Dal punto di vista legale non è corretto. Eventuali danni causati da minori o da persone incapaci di intendere vanno risarciti da chi in quel momento era incaricato della sua sorveglianza. Codice Civile artt. 2047 e 2048. In questo caso ne risponde la scuola, che dovrebbe essere assicurata, a meno che non imputi a un insegnante specifico un grave difetto di sorveglianza, e allora si può rivalere su di lui.

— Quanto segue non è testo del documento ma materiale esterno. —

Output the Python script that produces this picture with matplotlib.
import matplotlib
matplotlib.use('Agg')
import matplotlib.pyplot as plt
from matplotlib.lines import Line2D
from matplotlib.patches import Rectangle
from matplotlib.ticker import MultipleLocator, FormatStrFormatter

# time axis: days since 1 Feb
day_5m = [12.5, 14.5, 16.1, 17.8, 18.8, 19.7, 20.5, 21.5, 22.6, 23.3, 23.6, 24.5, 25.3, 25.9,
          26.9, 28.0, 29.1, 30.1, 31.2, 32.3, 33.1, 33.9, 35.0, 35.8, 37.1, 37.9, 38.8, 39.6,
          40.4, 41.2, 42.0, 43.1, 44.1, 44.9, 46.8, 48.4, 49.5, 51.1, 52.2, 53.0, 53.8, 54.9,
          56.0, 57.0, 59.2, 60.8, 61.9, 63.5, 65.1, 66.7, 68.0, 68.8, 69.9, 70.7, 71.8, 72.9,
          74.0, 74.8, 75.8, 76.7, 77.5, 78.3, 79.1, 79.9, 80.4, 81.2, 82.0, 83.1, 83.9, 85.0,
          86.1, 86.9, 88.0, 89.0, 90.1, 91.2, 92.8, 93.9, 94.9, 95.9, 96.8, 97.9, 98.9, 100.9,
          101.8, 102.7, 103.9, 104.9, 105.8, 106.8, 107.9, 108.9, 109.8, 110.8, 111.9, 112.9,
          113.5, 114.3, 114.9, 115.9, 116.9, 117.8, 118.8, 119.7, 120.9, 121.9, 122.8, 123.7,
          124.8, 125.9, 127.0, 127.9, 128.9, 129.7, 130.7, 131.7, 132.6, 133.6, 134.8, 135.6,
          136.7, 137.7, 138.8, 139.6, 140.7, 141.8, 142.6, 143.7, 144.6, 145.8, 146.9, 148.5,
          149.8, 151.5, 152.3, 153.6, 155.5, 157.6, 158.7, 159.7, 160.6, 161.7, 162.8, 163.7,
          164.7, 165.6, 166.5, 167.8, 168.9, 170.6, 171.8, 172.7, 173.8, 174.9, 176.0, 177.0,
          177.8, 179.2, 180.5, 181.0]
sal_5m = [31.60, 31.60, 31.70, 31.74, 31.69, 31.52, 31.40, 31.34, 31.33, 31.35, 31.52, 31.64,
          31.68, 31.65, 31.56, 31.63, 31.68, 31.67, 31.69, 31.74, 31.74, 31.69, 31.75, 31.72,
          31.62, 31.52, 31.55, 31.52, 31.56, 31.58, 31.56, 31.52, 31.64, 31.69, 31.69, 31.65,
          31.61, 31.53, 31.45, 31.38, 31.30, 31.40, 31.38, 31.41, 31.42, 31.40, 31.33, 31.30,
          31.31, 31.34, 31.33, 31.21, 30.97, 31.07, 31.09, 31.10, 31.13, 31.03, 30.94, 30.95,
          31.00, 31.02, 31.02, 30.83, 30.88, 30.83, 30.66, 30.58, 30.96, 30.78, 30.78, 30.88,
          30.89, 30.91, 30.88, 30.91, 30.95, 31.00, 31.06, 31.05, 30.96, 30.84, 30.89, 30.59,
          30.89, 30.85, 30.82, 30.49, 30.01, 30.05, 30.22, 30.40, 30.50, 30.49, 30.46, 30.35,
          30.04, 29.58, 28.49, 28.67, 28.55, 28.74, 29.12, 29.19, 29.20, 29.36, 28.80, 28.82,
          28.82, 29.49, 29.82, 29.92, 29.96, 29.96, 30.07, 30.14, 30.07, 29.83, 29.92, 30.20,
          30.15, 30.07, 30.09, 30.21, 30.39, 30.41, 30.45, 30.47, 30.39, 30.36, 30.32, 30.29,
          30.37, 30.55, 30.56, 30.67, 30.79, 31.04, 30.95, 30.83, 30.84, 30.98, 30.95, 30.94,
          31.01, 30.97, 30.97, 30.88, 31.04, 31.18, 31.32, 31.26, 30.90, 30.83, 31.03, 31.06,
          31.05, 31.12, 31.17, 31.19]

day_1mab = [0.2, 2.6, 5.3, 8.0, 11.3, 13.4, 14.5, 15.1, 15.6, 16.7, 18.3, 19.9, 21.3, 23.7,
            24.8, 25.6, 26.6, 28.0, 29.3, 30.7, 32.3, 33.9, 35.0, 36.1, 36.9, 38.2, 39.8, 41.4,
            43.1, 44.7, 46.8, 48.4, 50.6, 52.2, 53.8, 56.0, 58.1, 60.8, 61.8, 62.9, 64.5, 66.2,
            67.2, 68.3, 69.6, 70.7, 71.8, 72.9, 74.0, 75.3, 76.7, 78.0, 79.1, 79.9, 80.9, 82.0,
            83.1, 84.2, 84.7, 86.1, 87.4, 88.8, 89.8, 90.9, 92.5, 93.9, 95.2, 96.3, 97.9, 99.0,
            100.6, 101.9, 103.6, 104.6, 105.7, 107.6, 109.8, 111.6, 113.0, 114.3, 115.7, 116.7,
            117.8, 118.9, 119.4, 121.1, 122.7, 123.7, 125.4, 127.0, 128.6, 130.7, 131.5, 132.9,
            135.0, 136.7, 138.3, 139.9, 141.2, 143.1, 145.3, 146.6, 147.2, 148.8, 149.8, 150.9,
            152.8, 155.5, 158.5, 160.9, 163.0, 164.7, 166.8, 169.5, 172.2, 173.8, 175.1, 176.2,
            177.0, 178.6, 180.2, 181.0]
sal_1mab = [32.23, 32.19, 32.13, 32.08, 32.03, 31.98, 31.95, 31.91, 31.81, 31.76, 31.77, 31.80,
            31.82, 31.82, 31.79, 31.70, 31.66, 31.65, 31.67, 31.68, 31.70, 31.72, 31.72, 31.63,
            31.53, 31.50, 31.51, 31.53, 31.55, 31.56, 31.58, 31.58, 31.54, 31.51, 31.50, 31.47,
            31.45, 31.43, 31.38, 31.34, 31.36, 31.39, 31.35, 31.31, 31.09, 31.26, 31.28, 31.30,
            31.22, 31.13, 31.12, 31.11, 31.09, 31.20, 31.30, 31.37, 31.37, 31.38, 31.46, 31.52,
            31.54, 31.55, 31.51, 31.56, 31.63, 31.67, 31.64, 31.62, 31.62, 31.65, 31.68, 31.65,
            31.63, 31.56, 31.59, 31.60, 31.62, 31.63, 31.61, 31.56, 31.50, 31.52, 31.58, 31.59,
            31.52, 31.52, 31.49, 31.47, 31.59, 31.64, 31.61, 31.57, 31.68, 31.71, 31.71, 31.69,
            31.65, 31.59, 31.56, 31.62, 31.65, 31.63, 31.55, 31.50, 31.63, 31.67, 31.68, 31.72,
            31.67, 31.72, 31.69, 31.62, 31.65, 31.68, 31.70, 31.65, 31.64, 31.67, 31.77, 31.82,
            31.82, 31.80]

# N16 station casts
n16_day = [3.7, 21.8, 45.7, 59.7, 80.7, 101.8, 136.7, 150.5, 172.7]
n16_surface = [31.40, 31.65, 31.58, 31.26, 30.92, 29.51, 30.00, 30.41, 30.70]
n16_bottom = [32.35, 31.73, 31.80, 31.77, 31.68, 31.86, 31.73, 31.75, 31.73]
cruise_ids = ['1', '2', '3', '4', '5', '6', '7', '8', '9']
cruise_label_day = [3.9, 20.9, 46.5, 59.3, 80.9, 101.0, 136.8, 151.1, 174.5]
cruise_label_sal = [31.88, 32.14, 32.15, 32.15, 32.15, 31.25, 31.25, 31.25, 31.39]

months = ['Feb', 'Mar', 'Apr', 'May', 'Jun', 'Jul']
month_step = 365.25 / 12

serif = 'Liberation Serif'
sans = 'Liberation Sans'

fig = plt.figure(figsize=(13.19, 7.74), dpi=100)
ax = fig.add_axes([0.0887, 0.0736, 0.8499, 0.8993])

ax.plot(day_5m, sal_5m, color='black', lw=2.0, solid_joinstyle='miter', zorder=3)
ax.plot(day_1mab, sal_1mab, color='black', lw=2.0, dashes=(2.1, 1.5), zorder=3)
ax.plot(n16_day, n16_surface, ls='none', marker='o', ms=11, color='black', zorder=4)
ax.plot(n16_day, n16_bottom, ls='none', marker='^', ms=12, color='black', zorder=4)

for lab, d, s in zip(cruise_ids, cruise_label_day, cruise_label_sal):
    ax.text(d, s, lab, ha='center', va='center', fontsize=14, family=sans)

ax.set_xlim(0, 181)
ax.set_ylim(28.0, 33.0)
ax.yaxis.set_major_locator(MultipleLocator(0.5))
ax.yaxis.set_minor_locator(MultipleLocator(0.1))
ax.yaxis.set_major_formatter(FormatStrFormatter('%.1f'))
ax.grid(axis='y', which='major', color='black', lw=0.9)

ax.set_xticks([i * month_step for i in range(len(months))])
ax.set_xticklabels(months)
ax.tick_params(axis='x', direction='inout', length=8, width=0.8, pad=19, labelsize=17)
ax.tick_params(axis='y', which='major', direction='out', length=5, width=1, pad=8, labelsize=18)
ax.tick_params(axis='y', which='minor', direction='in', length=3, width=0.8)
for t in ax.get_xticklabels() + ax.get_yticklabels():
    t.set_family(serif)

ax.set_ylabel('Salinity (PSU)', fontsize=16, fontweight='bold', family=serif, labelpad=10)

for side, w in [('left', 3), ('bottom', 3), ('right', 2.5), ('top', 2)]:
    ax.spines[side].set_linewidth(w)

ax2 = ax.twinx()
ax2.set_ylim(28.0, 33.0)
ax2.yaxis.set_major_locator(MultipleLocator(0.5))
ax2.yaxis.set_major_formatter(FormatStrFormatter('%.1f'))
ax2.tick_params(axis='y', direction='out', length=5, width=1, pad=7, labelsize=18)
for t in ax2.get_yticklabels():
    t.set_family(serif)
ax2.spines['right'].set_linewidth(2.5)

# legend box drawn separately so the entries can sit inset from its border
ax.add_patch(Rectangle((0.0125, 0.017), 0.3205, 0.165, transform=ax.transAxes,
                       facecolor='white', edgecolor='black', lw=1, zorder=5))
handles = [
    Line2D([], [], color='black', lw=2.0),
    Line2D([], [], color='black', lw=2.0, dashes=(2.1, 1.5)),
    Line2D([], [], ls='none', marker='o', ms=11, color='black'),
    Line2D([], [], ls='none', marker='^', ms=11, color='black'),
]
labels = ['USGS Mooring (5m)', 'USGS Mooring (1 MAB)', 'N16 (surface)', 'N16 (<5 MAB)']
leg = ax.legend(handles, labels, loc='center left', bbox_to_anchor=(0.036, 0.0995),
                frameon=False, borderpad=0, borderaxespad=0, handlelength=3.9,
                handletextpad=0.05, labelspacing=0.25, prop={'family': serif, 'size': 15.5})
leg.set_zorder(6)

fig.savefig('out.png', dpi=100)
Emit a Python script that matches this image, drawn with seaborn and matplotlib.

Le scuole spesso applicano, in accordo con le famiglie, un principio di responsabilità indiretta, a scopo educativo, e chiedono alle famiglie di risarcire i danni di questo tipo. È una forma di punizione/ responsabilizzazione che serve a far sì che i bambini o ragazzi comprendano gli effetti del loro comportamento e possibilmente non lo ripetano più. Quasi tutti i regolamenti di istituto e i patti educativi di corresponsabilità scuola-famiglia applicano principi di questo tipo.
È certamente lecito chiedersi fino a che punto si può applicare questa regola (che, come detto, si basa su principi educativi, non giuridici) anche a un alunno con disabilità cognitiva, tanto più se egli non è in grado di comprendere il rapporto tra quello che ha fatto e il risarcimento e quindi l’efficacia educativa di questa punizione sarebbe pari a zero.
L’applicazione rigida di questa norma anche in caso di disabilità grave farebbe ricadere la colpa sui genitori, che nulla potevano fare per impedire il fatto neppure a livello preventivo/educativo, esonerando da ogni responsabilità la scuola che ha tenuta alla vigilanza. Se il danno è consistente è molto più corretto presentare la denuncia all’assicurazione e chiedere a loro il risarcimento; se si tratta di cifre esigue può benissimo finire tutto lì.
Ben diversa è la situazione se l’alunno è in grado di capire quello che ha fatto, tanto più se si avverte il rischio che possa pensare di godere di una sostanziale impunità e fare in futuro quello che vuole.